Instructions to follow ->
Wherever a line holds the word "chart", copy that line out.

** begin **

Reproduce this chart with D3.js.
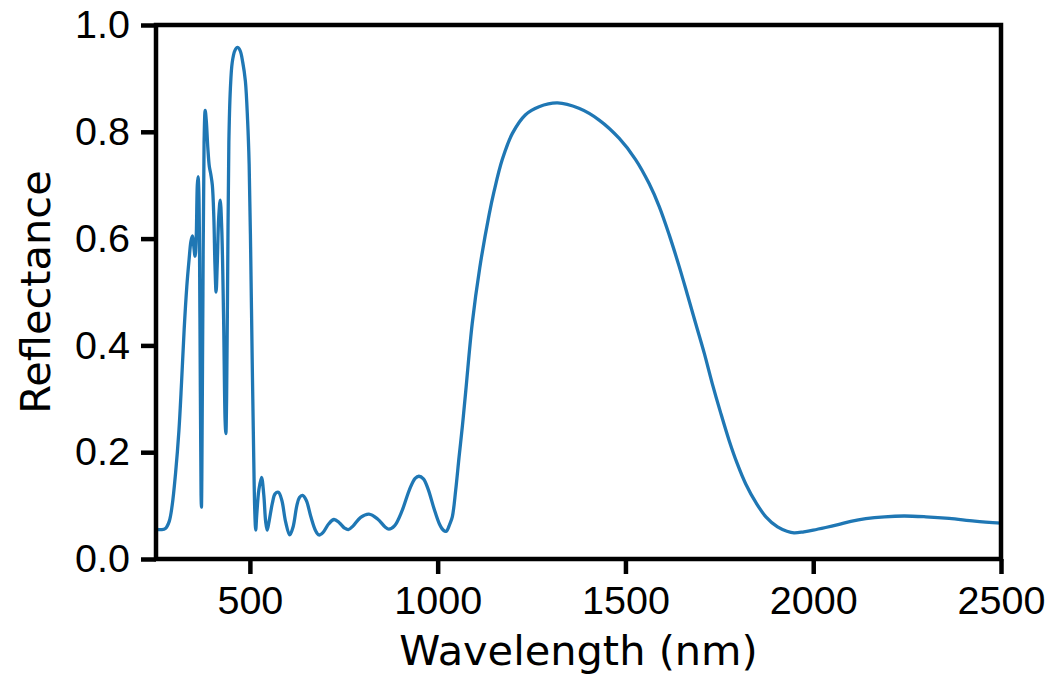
<html>
<head>
  <script src="https://cdnjs.cloudflare.com/ajax/libs/d3/7.8.5/d3.min.js"></script>
  <style>
    body { margin: 0; background: #fff; }
    svg { font-family: "DejaVu Sans", sans-serif; }
    .axis text { font-size: 39.5px; fill: #000; }
    .axis line, .axis path { stroke: #000; }
  </style>
</head>
<body>
<div id="chart"></div>
<script>
  // wavelength (nm) and reflectance
  var wavelength = [250, 265, 275, 285, 293, 302, 311, 318, 325, 332, 338, 343, 347, 350, 354, 357, 360, 362, 364, 367,
    370, 371, 372, 375, 378, 381, 384, 388, 392, 396, 400, 404, 407, 410, 413, 417, 421, 425, 430, 434,
    436, 438, 441, 444, 448, 453, 460, 467, 474, 481, 488, 494, 498, 502, 506, 510, 513, 515.5, 518, 524,
    531, 537, 542, 546, 551, 560, 567, 576, 585, 595, 606, 615, 625, 632, 640, 650, 662, 675, 684, 695,
    710, 724, 738, 752, 762, 775, 795, 817, 840, 860, 870, 885, 905, 925, 940, 950, 962, 975, 990, 1005,
    1015, 1023, 1032, 1039, 1048, 1057, 1066, 1075, 1092, 1112, 1137, 1150, 1172, 1199, 1234, 1270, 1319, 1376, 1430, 1483,
    1527, 1563, 1590, 1617, 1643, 1665, 1687, 1710, 1731, 1753, 1776, 1798, 1820, 1848, 1874, 1905, 1930, 1949,
    1975, 2000, 2033, 2069, 2100, 2140, 2190, 2242, 2300, 2362, 2430, 2500];
  var reflectance = [0.056, 0.055, 0.057, 0.07, 0.10, 0.16, 0.24, 0.33, 0.43, 0.51, 0.56, 0.595, 0.605, 0.59, 0.567, 0.60, 0.70, 0.716, 0.69, 0.45,
    0.12, 0.097, 0.15, 0.50, 0.78, 0.84, 0.82, 0.77, 0.735, 0.72, 0.70, 0.64, 0.55, 0.50, 0.55, 0.64, 0.672, 0.62, 0.45, 0.26,
    0.235, 0.30, 0.55, 0.78, 0.88, 0.93, 0.952, 0.958, 0.952, 0.93, 0.895, 0.82, 0.74, 0.58, 0.38, 0.20, 0.09, 0.054, 0.08, 0.13,
    0.153, 0.12, 0.07, 0.054, 0.07, 0.105, 0.122, 0.125, 0.11, 0.07, 0.045, 0.06, 0.10, 0.115, 0.119, 0.11, 0.08, 0.053, 0.045, 0.05,
    0.066, 0.074, 0.068, 0.058, 0.055, 0.062, 0.078, 0.084, 0.075, 0.06, 0.056, 0.062, 0.09, 0.13, 0.151, 0.155, 0.15, 0.13, 0.095, 0.065,
    0.054, 0.052, 0.065, 0.079, 0.129, 0.191, 0.25, 0.316, 0.441, 0.545, 0.645, 0.688, 0.748, 0.797, 0.832, 0.847, 0.854, 0.844, 0.822, 0.788,
    0.748, 0.703, 0.660, 0.606, 0.548, 0.495, 0.441, 0.385, 0.329, 0.275, 0.222, 0.178, 0.141, 0.105, 0.079, 0.06, 0.052, 0.049,
    0.051, 0.054, 0.059, 0.065, 0.0705, 0.0755, 0.0790, 0.0805, 0.079, 0.076, 0.071, 0.067];
  var xTicks = [500, 1000, 1500, 2000, 2500];
  var yTicks = [0, 0.2, 0.4, 0.6, 0.8, 1.0];

  var data = wavelength.map(function(w, i) { return { w: w, r: reflectance[i] }; });

  var svgWidth = 1060, svgHeight = 675;
  var margin = { top: 25, right: 59, bottom: 116, left: 156 };
  var width = svgWidth - margin.left - margin.right;
  var height = svgHeight - margin.top - margin.bottom;

  var svg = d3.select("#chart").append("svg")
    .attr("width", svgWidth)
    .attr("height", svgHeight);
  var chart = svg.append("g")
    .attr("transform", "translate(" + margin.left + "," + margin.top + ")");

  var xScale = d3.scaleLinear().domain([250, 2500]).range([0, width]);
  var yScale = d3.scaleLinear().domain([0, 1]).range([height, 0]);

  // the curve
  var line = d3.line()
    .x(function(d) { return xScale(d.w); })
    .y(function(d) { return yScale(d.r); })
    .curve(d3.curveCatmullRom.alpha(0.5));

  chart.append("path")
    .datum(data)
    .attr("fill", "none")
    .attr("stroke", "#1f77b4")
    .attr("stroke-width", 3.3)
    .attr("stroke-linejoin", "round")
    .attr("d", line);

  // frame
  chart.append("rect")
    .attr("width", width)
    .attr("height", height)
    .attr("fill", "none")
    .attr("stroke", "#000")
    .attr("stroke-width", 4.5);

  // axes
  var xAxis = d3.axisBottom(xScale).tickValues(xTicks).tickSize(15).tickPadding(12).tickFormat(d3.format("d"));
  var yAxis = d3.axisLeft(yScale).tickValues(yTicks).tickSize(15).tickPadding(11).tickFormat(d3.format(".1f"));

  var gx = chart.append("g")
    .attr("class", "axis")
    .attr("transform", "translate(0," + height + ")")
    .call(xAxis);
  var gy = chart.append("g")
    .attr("class", "axis")
    .call(yAxis);
  gx.select(".domain").remove();
  gy.select(".domain").remove();
  chart.selectAll(".axis line").attr("stroke-width", 4.5);

  // axis titles
  chart.append("text")
    .attr("x", width / 2)
    .attr("y", height + 106)
    .attr("text-anchor", "middle")
    .style("font-size", "41.5px")
    .text("Wavelength (nm)");

  chart.append("text")
    .attr("transform", "translate(" + (50 - margin.left) + "," + (height / 2) + ") rotate(-90)")
    .attr("text-anchor", "middle")
    .style("font-size", "41.5px")
    .text("Reflectance");
</script>
</body>
</html>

** end **

The response ->
Reproduce this chart with D3.js.
<div id="chart"></div>
  var svg = d3.select("#chart").append("svg")
  var chart = svg.append("g")
  chart.append("path")
  chart.append("rect")
  var gx = chart.append("g")
  var gy = chart.append("g")
  chart.selectAll(".axis line").attr("stroke-width", 4.5);
  chart.append("text")
  chart.append("text")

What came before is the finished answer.